Aim of the exercise: Starting at the first line of the listing below, retype each line up to and including the one that contains "2.5, 2.6, 2.7, 2.8, 2.9, 3.0, 3.1, 3.2, 3.3, 3.4, 3.5]". Leave pictures out.
+++ Information shown
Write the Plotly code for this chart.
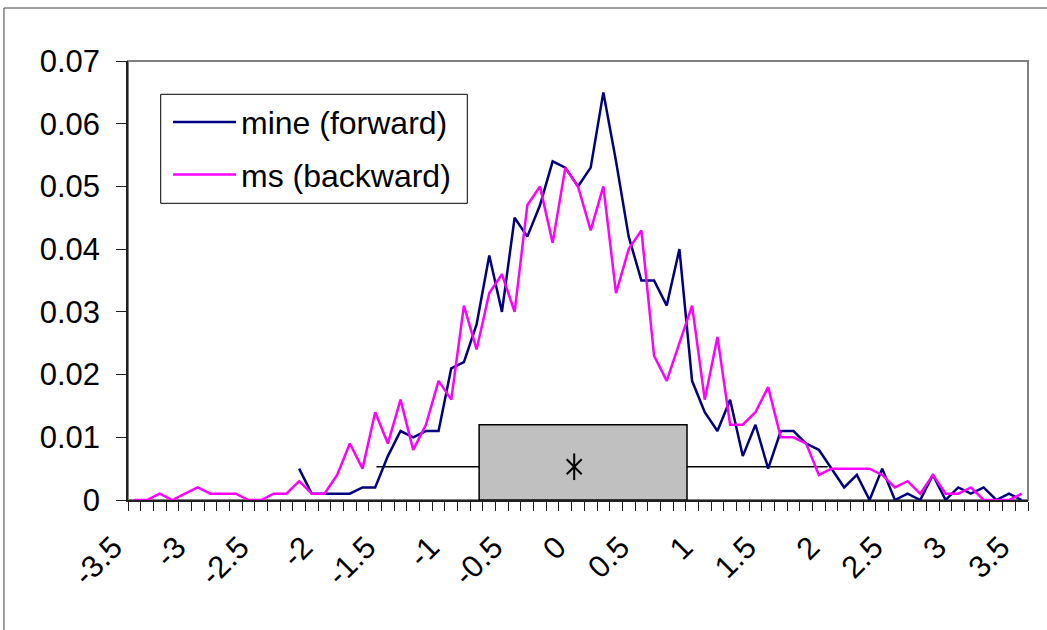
import plotly.graph_objects as go

# ---- data ----
categories = [-3.5, -3.4, -3.3, -3.2, -3.1, -3.0, -2.9, -2.8, -2.7, -2.6,
              -2.5, -2.4, -2.3, -2.2, -2.1, -2.0, -1.9, -1.8, -1.7, -1.6,
              -1.5, -1.4, -1.3, -1.2, -1.1, -1.0, -0.9, -0.8, -0.7, -0.6,
              -0.5, -0.4, -0.3, -0.2, -0.1, 0.0, 0.1, 0.2, 0.3, 0.4,
              0.5, 0.6, 0.7, 0.8, 0.9, 1.0, 1.1, 1.2, 1.3, 1.4,
              1.5, 1.6, 1.7, 1.8, 1.9, 2.0, 2.1, 2.2, 2.3, 2.4,
              2.5, 2.6, 2.7, 2.8, 2.9, 3.0, 3.1, 3.2, 3.3, 3.4, 3.5]

mine_forward = [None, None, None, None, None, None, None, None, None, None,
                None, None, None, 0.005, 0.001, 0.001, 0.001, 0.001, 0.002, 0.002,
                0.007, 0.011, 0.010, 0.011, 0.011, 0.021, 0.022, 0.028, 0.039, 0.030,
                0.045, 0.042, 0.047, 0.054, 0.053, 0.050, 0.053, 0.065, 0.054, 0.042,
                0.035, 0.035, 0.031, 0.040, 0.019, 0.014, 0.011, 0.016, 0.007, 0.012,
                0.005, 0.011, 0.011, 0.009, 0.008, 0.005, 0.002, 0.004, 0.000, 0.005,
                0.000, 0.001, 0.000, 0.004, 0.000, 0.002, 0.001, 0.002, 0.000, 0.001, 0.000]

ms_backward = [0.000, 0.000, 0.001, 0.000, 0.001, 0.002, 0.001, 0.001, 0.001, 0.000,
               0.000, 0.001, 0.001, 0.003, 0.001, 0.001, 0.004, 0.009, 0.005, 0.014,
               0.009, 0.016, 0.008, 0.012, 0.019, 0.016, 0.031, 0.024, 0.033, 0.036,
               0.030, 0.047, 0.050, 0.041, 0.053, 0.050, 0.043, 0.050, 0.033, 0.040,
               0.043, 0.023, 0.019, 0.025, 0.031, 0.016, 0.026, 0.012, 0.012, 0.014,
               0.018, 0.010, 0.010, 0.009, 0.004, 0.005, 0.005, 0.005, 0.005, 0.004,
               0.002, 0.003, 0.001, 0.004, 0.001, 0.001, 0.002, 0.000, 0.000, 0.000, 0.001]

x_tick_vals = [-3.5, -3.0, -2.5, -2.0, -1.5, -1.0, -0.5, 0.0, 0.5, 1.0, 1.5, 2.0, 2.5, 3.0, 3.5]
x_tick_text = ["-3.5", "-3", "-2.5", "-2", "-1.5", "-1", "-0.5", "0", "0.5", "1",
               "1.5", "2", "2.5", "3", "3.5"]
y_tick_vals = [0, 0.01, 0.02, 0.03, 0.04, 0.05, 0.06, 0.07]
y_tick_text = ["0", "0.01", "0.02", "0.03", "0.04", "0.05", "0.06", "0.07"]

# box summary (drawn near the axis)
box_low, box_high = -0.78, 0.86
whisker_low, whisker_high = -1.59, 1.97
box_top = 0.012
whisker_level = 0.0053
mean_value = -0.03

FONT = "Liberation Sans, Arial, sans-serif"

fig = go.Figure()

fig.add_trace(go.Scatter(x=categories, y=mine_forward, mode="lines",
                         name="mine (forward)", legendgroup="a",
                         line=dict(color="#000080", width=2.5),
                         connectgaps=False))
fig.add_trace(go.Scatter(x=categories, y=ms_backward, mode="lines",
                         name="ms (backward)", legendgroup="b",
                         line=dict(color="#FF00FF", width=2.5)))

# mean marker (asterisk: vertical + diagonal cross)
fig.add_trace(go.Scatter(x=[mean_value], y=[whisker_level], mode="markers",
                         showlegend=False, hoverinfo="skip",
                         marker=dict(symbol="x-thin-open", size=15, color="black",
                                     line=dict(color="black", width=2))))
fig.add_trace(go.Scatter(x=[mean_value], y=[whisker_level], mode="markers",
                         showlegend=False, hoverinfo="skip",
                         marker=dict(symbol="line-ns-open", size=19, color="black",
                                     line=dict(color="black", width=2))))

shapes = [
    # plot area border (grey)
    dict(type="rect", xref="paper", yref="paper", x0=0, x1=1, y0=0, y1=1,
         line=dict(color="#808080", width=2), layer="below"),
    # whisker line
    dict(type="line", xref="x", yref="y", x0=whisker_low, x1=whisker_high,
         y0=whisker_level, y1=whisker_level, line=dict(color="black", width=1.5),
         layer="below"),
    # box
    dict(type="rect", xref="x", yref="y", x0=box_low, x1=box_high,
         y0=0, y1=box_top, fillcolor="#C0C0C0",
         line=dict(color="black", width=1.5), layer="below"),
    # chart area border (top and left)
    dict(type="line", xref="paper", yref="paper", x0=-0.1378, x1=1.05,
         y0=1.1207, y1=1.1207, line=dict(color="#404040", width=1)),
    dict(type="line", xref="paper", yref="paper", x0=-0.1378, x1=-0.1378,
         y0=-0.4, y1=1.1207, line=dict(color="#404040", width=1)),
    # legend frame
    dict(type="rect", xref="paper", yref="paper",
         x0=(160.7 - 128) / 900, x1=(467.3 - 128) / 900,
         y0=(500 - 203.3) / 439, y1=(500 - 94.3) / 439,
         fillcolor="white", line=dict(color="black", width=1), layer="above"),
]

fig.update_layout(
    width=1047, height=630,
    margin=dict(l=128, r=19, t=61, b=130),
    paper_bgcolor="white", plot_bgcolor="white",
    font=dict(family=FONT, size=31, color="black"),
    shapes=shapes,
    showlegend=True,
    legend=dict(x=(168 - 128) / 900, y=(500 - 94.6) / 439,
                xanchor="left", yanchor="top",
                borderwidth=0, bgcolor="rgba(255,255,255,0)",
                font=dict(family=FONT, size=32, color="black"),
                itemwidth=63, tracegroupgap=8),
    xaxis=dict(range=[-3.55, 3.55], showgrid=False, zeroline=False,
               showline=True, linecolor="#202020", linewidth=1.5,
               tickmode="array", tickvals=x_tick_vals, ticktext=x_tick_text,
               ticks="", tickangle=-45, ticklabelstandoff=15, ticklabelshift=-21,
               tickfont=dict(family=FONT, size=31, color="black"),
               minor=dict(tick0=-3.55, dtick=0.1, ticks="outside", ticklen=9,
                          tickcolor="#202020", tickwidth=1, showgrid=False)),
    yaxis=dict(range=[0, 0.07], showgrid=False, zeroline=False,
               showline=True, linecolor="#202020", linewidth=1.5,
               tickmode="array", tickvals=y_tick_vals, ticktext=y_tick_text,
               ticks="outside", ticklen=10, tickcolor="#202020", tickwidth=1,
               ticklabelstandoff=10,
               tickfont=dict(family=FONT, size=31, color="black")),
)

fig.write_html("out.html")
++++++
Reply:
Write the Plotly code for this chart.
import plotly.graph_objects as go

# ---- data ----
categories = [-3.5, -3.4, -3.3, -3.2, -3.1, -3.0, -2.9, -2.8, -2.7, -2.6,
              -2.5, -2.4, -2.3, -2.2, -2.1, -2.0, -1.9, -1.8, -1.7, -1.6,
              -1.5, -1.4, -1.3, -1.2, -1.1, -1.0, -0.9, -0.8, -0.7, -0.6,
              -0.5, -0.4, -0.3, -0.2, -0.1, 0.0, 0.1, 0.2, 0.3, 0.4,
              0.5, 0.6, 0.7, 0.8, 0.9, 1.0, 1.1, 1.2, 1.3, 1.4,
              1.5, 1.6, 1.7, 1.8, 1.9, 2.0, 2.1, 2.2, 2.3, 2.4,
              2.5, 2.6, 2.7, 2.8, 2.9, 3.0, 3.1, 3.2, 3.3, 3.4, 3.5]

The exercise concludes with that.